Proper design documentation can be one of the most important elements of video game production. Without them, team members may struggle to stay on the same page when designing features, and development can run horribly awry. Many studios use Game Design Documents (GDDs) to communicate their vision for a game to other team members or stakeholders. Though the days of any sort of monolithic GDD format or design bible are long gone, they still have a place in many designers' and teams' methodologies.
Want to know what a good GDD should look like? We consulted with a number of talented game designers to gather the best practices for writing and maintaining a modern documentation. If you make sure your GDD is easily searchable, readable, and concise, it will be an incredibly valuable resource for you and your team.
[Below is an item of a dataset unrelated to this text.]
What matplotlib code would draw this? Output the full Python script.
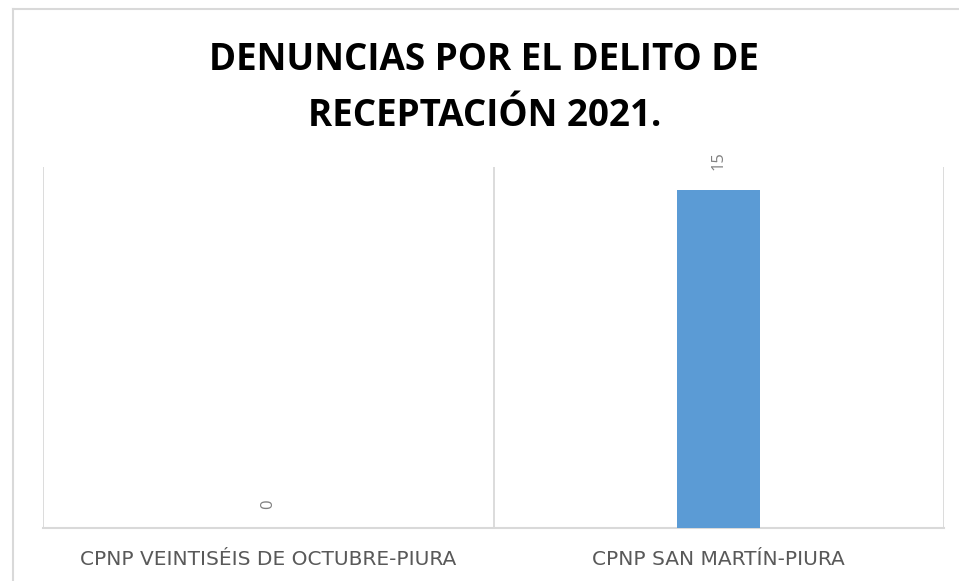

Game Design Documents can be thought of as the "blueprints" for putting together a game. First and foremost, they should very clearly communicate the designer's vision for a game, and do so in a way that is useful and readable for every team member or stakeholder, no matter their discipline.
Put in another way, it's a piece of documentation that needs to make sense to many different people who work on different aspects of game development: your GDD needs to be crystal clear to artists, animators, engineers, systems designers, level designers, sound designers, musical composers, marketers, producers, really, anyone who is a part of making this game happen.
If you are a solo developer, you may still find a GDD helpful as a reference for yourself (perhaps when you are mired in the "swamp" of the development process to go back and have an answer for "what was I thinking?").